Countries that do not share European values of human empathy and solidarity cannot count on receiving money from the bloc, German Economy Minister Sigmar Gabriel warned in an interview with the newspaper Bild.
Renewing a threat issued this week by his cabinet colleague, Interior Minister Thomas de Maiziere, Gabriel said that while Germany was opening gymnasiums, barracks and homes to refugee families, other countries were “laying barbed wire on their borders and closing the gates”.
The comments were a thinly veiled jab at Hungary, which has built a fence along its border with Serbia and is building one on its border with Croatia to prevent refugees fleeing war in Syria, Iraq, Afghanistan and elsewhere, to make it into Europe’s frontier-free Schengen zone.
“Europe is a community of values based on human sympathy and solidarity. And those that don’t share our values can’t count on our money over time,” said Gabriel.

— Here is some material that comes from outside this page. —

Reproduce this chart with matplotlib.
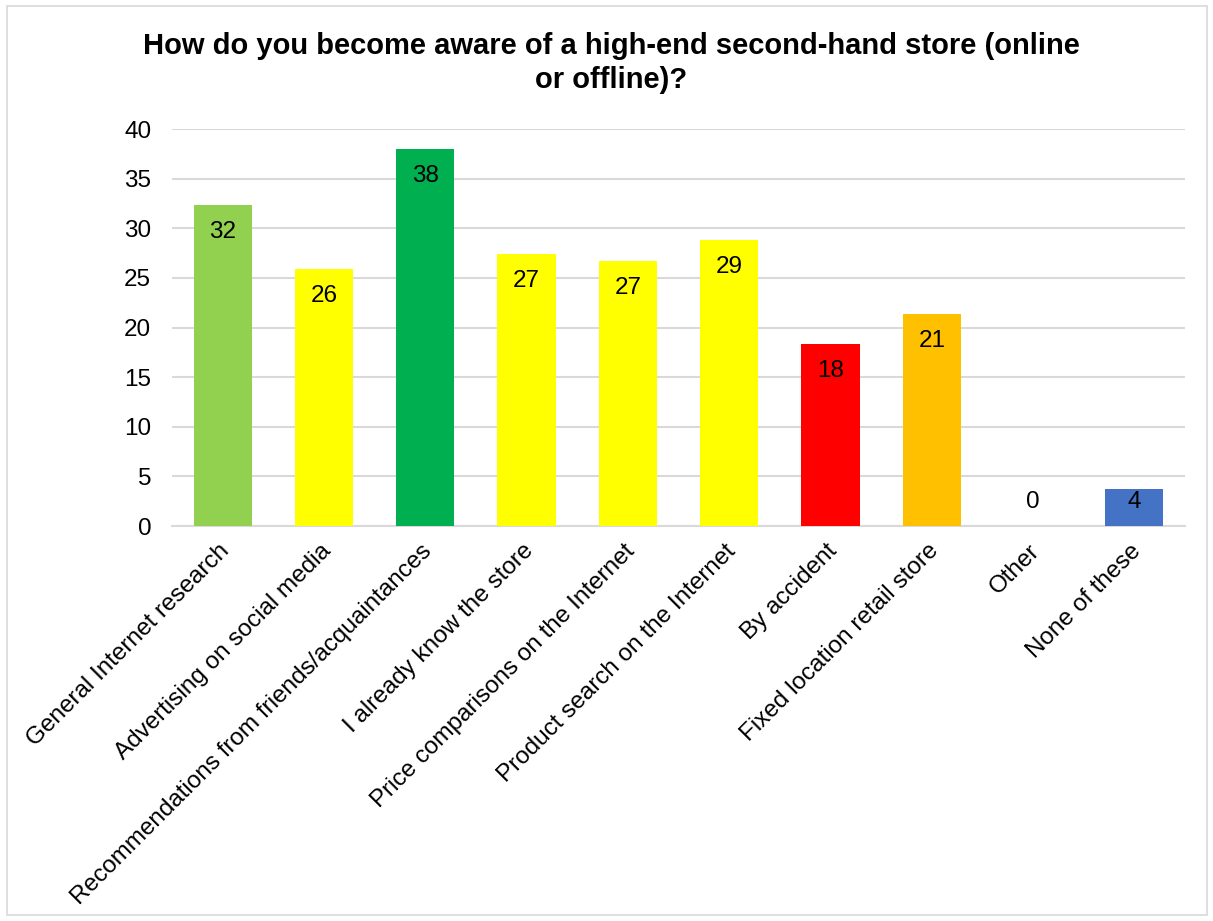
import matplotlib
matplotlib.use("Agg")
import matplotlib.pyplot as plt
from matplotlib.patches import Rectangle
from matplotlib.transforms import ScaledTranslation

categories = [
    "General Internet research",
    "Advertising on social media",
    "Recommendations from friends/acquaintances",
    "I already know the store",
    "Price comparisons on the Internet",
    "Product search on the Internet",
    "By accident",
    "Fixed location retail store",
    "Other",
    "None of these",
]
values = [32.3, 25.9, 38.0, 27.4, 26.7, 28.8, 18.3, 21.4, 0.0, 3.7]
labels = ["32", "26", "38", "27", "27", "29", "18", "21", "0", "4"]
colors = ["#92D050", "#FFFF00", "#00B050", "#FFFF00", "#FFFF00", "#FFFF00",
          "#FF0000", "#FFC000", "#FFFF00", "#4472C4"]
yticks = [0, 5, 10, 15, 20, 25, 30, 35, 40]
title = "How do you become aware of a high-end second-hand store (online\nor offline)?"

plt.rcParams['font.family'] = ['Liberation Sans', 'DejaVu Sans']

W, H = 1213, 921
fig = plt.figure(figsize=(W / 100, H / 100), dpi=100)
fig.patches.append(Rectangle((7 / W, 6 / H), 1 - 13 / W, 1 - 12 / H, transform=fig.transFigure,
                             fill=False, edgecolor="#d9d9d9", linewidth=1.2))

ax = fig.add_axes([172 / W, 1 - 526 / H, (1185 - 172) / W, (526 - 129) / H])
x = list(range(len(categories)))
ax.bar(x, values, width=0.575, color=colors, zorder=3)
ax.set_xlim(-0.5, len(categories) - 0.5)
ax.set_ylim(0, 40)
ax.set_yticks(yticks)
ax.yaxis.grid(True, color="#d9d9d9", linewidth=1.5, zorder=0)
for s in ["top", "right", "left"]:
    ax.spines[s].set_visible(False)
ax.spines["bottom"].set_color("#d9d9d9")
ax.spines["bottom"].set_linewidth(1.5)
ax.tick_params(axis="y", length=0, labelsize=17.5, pad=15, labelcolor="#000000")
ax.tick_params(axis="x", length=0, labelsize=17.5, pad=10)
ax.set_xticks(x)
ax.set_xticklabels(categories, rotation=45, ha="right", va="top", rotation_mode="anchor")
off = ScaledTranslation(-3 / 72, 0, fig.dpi_scale_trans)
for t in ax.get_xticklabels():
    t.set_transform(t.get_transform() + off)

fig.canvas.draw()
inv = ax.transData.inverted()
for xi, v, lab in zip(x, values, labels):
    top = ax.transData.transform((xi, v))[1]
    base = ax.transData.transform((xi, 0))[1]
    yd = max(top - 27, base + 24)
    yy = inv.transform((0, yd))[1]
    ax.text(xi, yy, lab, ha="center", va="center", fontsize=17.5, color="#000000", zorder=4)

fig.text(611 / W, 1 - 63 / H, title, ha="center", va="center", fontsize=21,
         fontweight="bold", linespacing=1.25)

fig.savefig("out.png", dpi=100)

“If it continues like this, then Europe is in danger, more than it was from the financial crisis or the Greece crisis.”
Hungarian Prime Minister Viktor Orban’s closing of the border and introducing laws making it easier for his government to crack down on migrants has helped reduce the flow of asylum seekers travelling through Austria and into Germany.
But images of Hungarian police blasting refugees with tear gas and water cannon have also tarnished Europe’s image and underscored divisions over how to respond to the influx of hundreds of thousands of men, women and children from the war-torn Middle East.